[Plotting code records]
┌────────
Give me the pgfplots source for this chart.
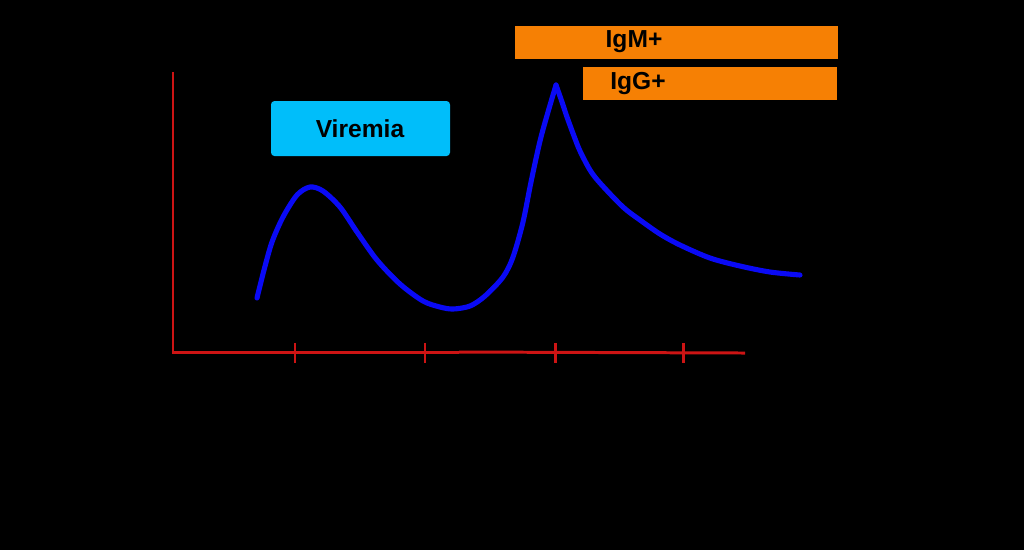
\documentclass[border=0pt]{standalone}
\usepackage{fontspec}
\setmainfont{Liberation Sans}
\usepackage{pgfplots}
\pgfplotsset{compat=1.18}
\definecolor{vcyan}{RGB}{0,190,250}
\definecolor{iorange}{RGB}{246,128,4}
\definecolor{rline}{RGB}{205,20,20}
\definecolor{bline}{RGB}{10,10,245}
\begin{document}
\begin{tikzpicture}
\fill[black] (0,0) rectangle (10.24,5.5);
\begin{axis}[
  at={(0,0)}, anchor=south west,
  width=10.24cm, height=5.5cm, scale only axis,
  xmin=0, xmax=1024, ymin=0, ymax=550,
  hide axis, clip=false
]
% red axes (y = 550 - pixel row)
\addplot[rline, line width=0.85pt] coordinates {(173,478) (173,198) (459,198)};
\addplot[rline, line width=0.85pt] coordinates {(459,198) (745,197)};
% ticks
\addplot[rline, line width=0.85pt] coordinates {(295,207) (295,187)};
\addplot[rline, line width=0.85pt] coordinates {(425,207) (425,187)};
\addplot[rline, line width=0.85pt] coordinates {(555,207) (555,187)};
\addplot[rline, line width=0.85pt] coordinates {(683,207) (683,187)};
% blue curve, rising part
\addplot[bline, line width=1.45pt, smooth, line cap=round] coordinates {
(257,252) (264,280) (272,308) (283,333) (297,355) (310,363) (323,359)
(340,343) (357,318) (377,290) (400,266) (423,249) (440,243) (453,241)
(470,244) (485,254) (503,273) (513,293) (523,328) (531,368) (540,409)
(548,438) (556,465)};
% blue curve, falling part
\addplot[bline, line width=1.45pt, smooth, line cap=round] coordinates {
(556,465) (562,448) (567,433) (574,414) (580,399) (590,380) (600,367)
(623,343) (640,330) (660,316) (680,305) (710,292) (740,284) (770,278) (800,275)};
% boxes
\fill[vcyan, rounded corners=1pt] (axis cs:271,394) rectangle (axis cs:450,449);
\node[font=\fontsize{7}{8}\selectfont\bfseries, text=black] at (axis cs:360,421) {Viremia};
\fill[iorange] (axis cs:515,491) rectangle (axis cs:838,524);
\node[font=\fontsize{7}{8}\selectfont\bfseries, text=black] at (axis cs:634,508) {IgM+};
\fill[iorange] (axis cs:583,450) rectangle (axis cs:837,483);
\node[font=\fontsize{7}{8}\selectfont\bfseries, text=black] at (axis cs:638,467) {IgG+};
\end{axis}
\end{tikzpicture}
\end{document}
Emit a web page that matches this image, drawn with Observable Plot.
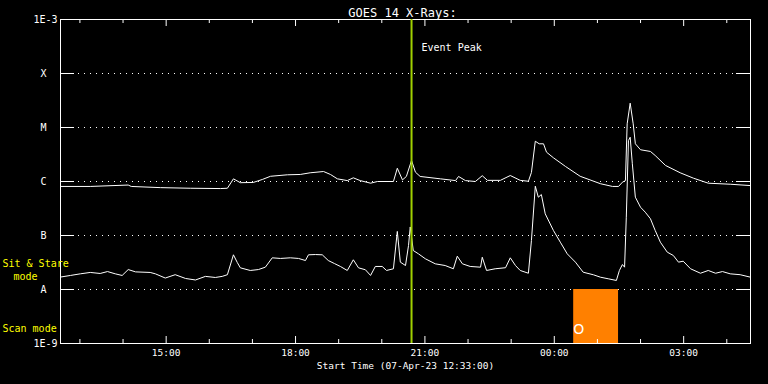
<!DOCTYPE html>
<html><head><meta charset="utf-8">
<script src="https://cdn.jsdelivr.net/npm/d3@7"></script>
<script src="https://cdn.jsdelivr.net/npm/@observablehq/plot@0.6"></script>
<style>html,body{margin:0;padding:0;background:#000;overflow:hidden;} #chart svg{display:block;}</style>
</head><body><div id="chart"></div>
<script>
// ---- data ----
const title = "GOES 14 X-Rays:";
const xLabel = "Start Time (07-Apr-23 12:33:00)";
const startTime = Date.UTC(2023, 3, 7, 12, 33);
const spanHours = 16;

// long channel (1-8 Å), hours since start / flux W m^-2
const longHours = [0.00,0.69,1.57,1.64,2.32,3.01,3.71,3.87,4.01,4.17,4.47,4.68,4.87,5.26,5.56,5.79,6.10,6.26,6.42,6.65,6.79,6.95,7.19,7.35,7.72,7.81,7.93,8.02,8.14,8.23,8.34,8.81,9.16,9.23,9.39,9.62,9.78,9.90,10.20,10.43,10.66,10.85,10.92,11.01,11.10,11.20,11.27,11.43,11.71,12.05,12.52,12.80,12.94,13.03,13.10,13.14,13.21,13.28,13.33,13.45,13.68,13.79,14.03,14.37,14.68,15.02,15.53,16.00];
const longFlux = [8.1e-7,8.1e-7,8.6e-7,8.1e-7,7.7e-7,7.5e-7,7.4e-7,7.5e-7,1.12e-6,9.5e-7,9.6e-7,1.09e-6,1.25e-6,1.33e-6,1.35e-6,1.45e-6,1.53e-6,1.35e-6,1.12e-6,1.04e-6,1.17e-6,1.04e-6,9.3e-7,1.0e-6,1.0e-6,1.76e-6,1.07e-6,1.24e-6,2.45e-6,1.49e-6,1.24e-6,1.12e-6,1.04e-6,1.24e-6,1.04e-6,1.0e-6,1.28e-6,1.05e-6,1.05e-6,1.29e-6,1.05e-6,1.01e-6,1.47e-6,5.57e-6,4.99e-6,4.99e-6,3.49e-6,2.75e-6,1.90e-6,1.25e-6,9.1e-7,8.1e-7,8.1e-7,9.7e-7,1.04e-6,1.17e-5,2.82e-5,1.17e-5,5.0e-6,3.87e-6,3.6e-6,3.03e-6,1.98e-6,1.45e-6,1.15e-6,9.3e-7,8.9e-7,8.4e-7];

// short channel (0.5-4 Å)
const shortHours = [0.00,0.23,0.46,0.69,0.92,1.09,1.27,1.43,1.57,1.74,2.08,2.20,2.43,2.66,2.90,3.13,3.36,3.59,3.75,3.87,4.01,4.10,4.17,4.40,4.59,4.75,4.91,5.10,5.33,5.52,5.68,5.75,5.91,6.07,6.21,6.35,6.49,6.65,6.79,6.91,7.07,7.19,7.30,7.46,7.56,7.72,7.81,7.88,8.00,8.07,8.11,8.18,8.30,8.46,8.69,8.92,9.11,9.20,9.32,9.50,9.74,9.78,9.88,10.08,10.32,10.43,10.55,10.66,10.85,10.92,11.01,11.08,11.15,11.24,11.43,11.59,11.75,11.94,12.12,12.36,12.52,12.70,12.89,12.96,13.03,13.08,13.12,13.17,13.21,13.26,13.33,13.45,13.56,13.68,13.79,13.91,14.07,14.21,14.33,14.44,14.61,14.84,15.02,15.19,15.35,15.53,15.76,16.00];
const shortFlux = [1.70e-8,1.82e-8,1.95e-8,2.07e-8,1.98e-8,2.15e-8,1.95e-8,1.82e-8,2.34e-8,2.12e-8,2.07e-8,1.95e-8,1.63e-8,1.88e-8,1.60e-8,1.50e-8,1.75e-8,1.67e-8,1.75e-8,1.88e-8,4.39e-8,3.16e-8,2.52e-8,2.25e-8,2.34e-8,2.59e-8,3.86e-8,3.76e-8,3.86e-8,3.76e-8,3.44e-8,4.39e-8,4.44e-8,4.39e-8,3.44e-8,3.03e-8,2.67e-8,2.25e-8,3.55e-8,2.52e-8,2.32e-8,1.82e-8,2.67e-8,2.67e-8,2.25e-8,2.42e-8,1.19e-7,3.21e-8,2.78e-8,6.53e-8,1.44e-7,5.27e-8,4.58e-8,3.71e-8,2.99e-8,2.78e-8,2.42e-8,4.14e-8,2.99e-8,2.67e-8,2.59e-8,3.96e-8,2.25e-8,2.42e-8,2.53e-8,3.86e-8,2.78e-8,2.25e-8,2.0e-8,8.07e-8,8.18e-7,5.12e-7,5.74e-7,2.52e-7,1.24e-7,7.52e-8,4.58e-8,3.21e-8,2.09e-8,1.87e-8,1.69e-8,1.58e-8,1.47e-8,2.25e-8,2.9e-8,2.59e-8,2.18e-7,5.74e-6,6.6e-6,2.13e-6,5.12e-7,3.34e-7,2.7e-7,2.04e-7,1.24e-7,7.52e-8,4.91e-8,4.27e-8,3.21e-8,3.34e-8,2.42e-8,2.0e-8,2.25e-8,2.0e-8,2.15e-8,1.95e-8,1.88e-8,1.69e-8];

const levelValues = [1e-8, 1e-7, 1e-6, 1e-5, 1e-4];
const levelLabels = ["A", "B", "C", "M", "X"];
const endValues = [1e-9, 1e-3];
const endLabels = ["1E-9", "1E-3"];
const eventPeakHours = 8.14;
const eventLabel = "Event Peak";
const scanStartHours = 11.90, scanEndHours = 12.94;
const scanBand = [1e-9, 1e-8];
const scanMark = "O";
const modeLabels = ["Sit & Stare", "mode", "Scan mode"];

// ---- build ----
const toDate = h => new Date(startTime + h * 3600e3);
const longData = longHours.map((h, i) => ({t: toDate(h), f: longFlux[i]}));
const shortData = shortHours.map((h, i) => ({t: toDate(h), f: shortFlux[i]}));
const hourTicks = d3.utcHour.range(toDate(0), toDate(spanHours));
const majorTicks = hourTicks.filter(d => d.getUTCHours() % 3 === 0);
const minorTicks = hourTicks.filter(d => d.getUTCHours() % 3 !== 0);
const fmt = d3.utcFormat("%H:%M");

const W = 768, H = 384, mL = 60, mR = 18, mT = 19, mB = 41;
const fw = W - mL - mR, fh = H - mT - mB;
const font = "DejaVu Sans Mono";
const yellow = "#ffff00";

const chart = Plot.plot({
  width: W, height: H,
  marginLeft: mL, marginRight: mR, marginTop: mT, marginBottom: mB,
  style: {background: "black", color: "white", fontFamily: font, fontSize: "10px"},
  x: {type: "utc", domain: [toDate(0), toDate(spanHours)], axis: null},
  y: {type: "log", domain: [1e-9, 1e-3], axis: null},
  marks: [
    Plot.ruleY(levelValues, {y: d => d, stroke: "white", strokeDasharray: "1,5"}),
    Plot.rect([{a: toDate(scanStartHours), b: toDate(scanEndHours), lo: scanBand[0], hi: scanBand[1]}],
      {x1: "a", x2: "b", y1: "lo", y2: "hi", fill: "#ff8000"}),
    Plot.frame({stroke: "white"}),
    Plot.ruleX(minorTicks, {x: d => d, stroke: "white", insetTop: fh - 4}),
    Plot.ruleX(majorTicks, {x: d => d, stroke: "white", insetTop: fh - 7}),
    Plot.ruleX(minorTicks, {x: d => d, stroke: "white", insetBottom: fh - 4}),
    Plot.ruleX(majorTicks, {x: d => d, stroke: "white", insetBottom: fh - 7}),
    Plot.ruleY(levelValues, {y: d => d, stroke: "white", insetRight: fw - 14}),
    Plot.ruleY(levelValues, {y: d => d, stroke: "white", insetLeft: fw - 14}),
    Plot.line(longData, {x: "t", y: "f", stroke: "white", strokeWidth: 1, clip: true}),
    Plot.line(shortData, {x: "t", y: "f", stroke: "white", strokeWidth: 1, clip: true}),
    Plot.ruleX([toDate(eventPeakHours)], {x: d => d, stroke: "#a0d000", strokeWidth: 2}),
    Plot.text([title], {frameAnchor: "top", dy: -11, dx: -3, fill: "white", fontSize: 12, fontFamily: font}),
    Plot.text(majorTicks, {x: d => d, text: d => fmt(d), frameAnchor: "bottom", dy: 12, fill: "white", fontSize: 9.5, fontFamily: font}),
    Plot.text([xLabel], {frameAnchor: "bottom", dy: 25, fill: "white", fontSize: 9.5, fontFamily: font}),
    Plot.text(levelValues, {y: d => d, text: (d, i) => levelLabels[i], frameAnchor: "left", dx: -17, textAnchor: "middle", fill: "white", fontSize: 10, fontFamily: font}),
    Plot.text(endValues, {y: d => d, text: (d, i) => endLabels[i], frameAnchor: "left", dx: -3, textAnchor: "end", fill: "white", fontSize: 10, fontFamily: font}),
    Plot.text([{t: toDate(eventPeakHours), s: eventLabel}], {x: "t", text: "s", frameAnchor: "top", dy: 24, dx: 10, textAnchor: "start", fill: "white", fontSize: 10, fontFamily: font}),
    Plot.text([modeLabels[0]], {frameAnchor: "top-left", dx: -58, dy: 240, textAnchor: "start", fill: yellow, fontSize: 10, fontFamily: font}),
    Plot.text([modeLabels[1]], {frameAnchor: "top-left", dx: -47, dy: 253, textAnchor: "start", fill: yellow, fontSize: 10, fontFamily: font}),
    Plot.text([modeLabels[2]], {frameAnchor: "top-left", dx: -58, dy: 305, textAnchor: "start", fill: yellow, fontSize: 10, fontFamily: font}),
    Plot.text([{t: toDate(scanStartHours), s: scanMark}], {x: "t", text: "s", frameAnchor: "bottom", dy: -10, dx: 5, textAnchor: "middle", fill: "white", fontWeight: "normal", fontSize: 14, fontFamily: "DejaVu Sans"})
  ]
});
document.getElementById("chart").appendChild(chart);
</script>
</body></html>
└────────
* **WORK REQUIRED**:
With the pictures removed from your copy, retype the lines above from the one that contains "Emit a web page" through the one that contains "const spanHours = 16;", exactly.

* **SOLUTION TO THE EXERCISE**:
Emit a web page that matches this image, drawn with Observable Plot.
<!DOCTYPE html>
<html><head><meta charset="utf-8">
<script src="https://cdn.jsdelivr.net/npm/d3@7"></script>
<script src="https://cdn.jsdelivr.net/npm/@observablehq/plot@0.6"></script>
<style>html,body{margin:0;padding:0;background:#000;overflow:hidden;} #chart svg{display:block;}</style>
</head><body><div id="chart"></div>
<script>
// ---- data ----
const title = "GOES 14 X-Rays:";
const xLabel = "Start Time (07-Apr-23 12:33:00)";
const startTime = Date.UTC(2023, 3, 7, 12, 33);
const spanHours = 16;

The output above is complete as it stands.